At the same time, Catastrophe is a charming story about love between two grown-ups that doesn’t heighten its drama with a lot of artificial roadblocks. Rob and Sharon seem compatible from the start and–here’s a twist!–they are, sharing a ribald and irreverent sense of humor. Preparing to have a baby gives them a challenge to adjust to, but not in the typical way, where the clueless guy learns to grow up and his uptight girlfriend learns to trust him and they become responsible adults together. Horgan is likably acerbic, and comedian Delaney is laid-back in the kind of role comics will often play as antic and freaked-out.

The episodes (cowritten by Delaney and Horgan) have fun with the characters’ differing backgrounds (we meet her very Irish-Catholic family, we meet his eccentric mother, played by Carrie Fisher) and their need to leapfrog years of dating to become middle-aged-ish new parents. But refreshingly, they dive in as partners, not misfits yoked together by an umbilical cord. There’s little getting-to-know you wackiness, maybe because Rob and Sharon are already mature enough to know themselves.

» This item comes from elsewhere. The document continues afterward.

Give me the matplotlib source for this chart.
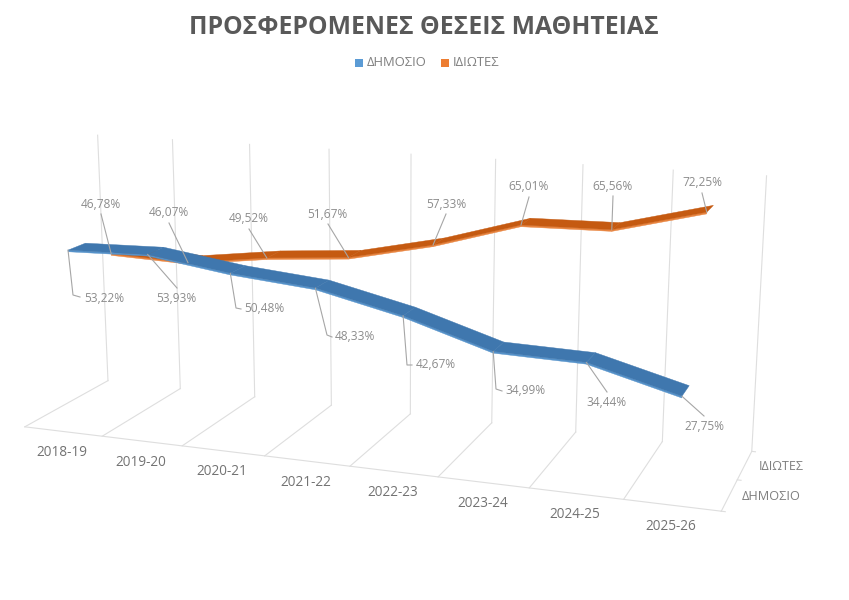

Instead, the stakes, and the comedy, come from the already considerable pressures of suddenly getting ready to birth a small human and keep it alive. That’s enough in itself, as Sharon says when Rob suggests they might want to keep the baby’s sex a “surprise” instead of learning it after a scan: “For the moment,” she says, “I would like a whisper of certainty in my life. Not even in my life: in my body.”

Racy, amiable and honest, Catastrophe doesn’t feel the need to amp up its story with surprises either. It just does the exact thing it’s supposed to.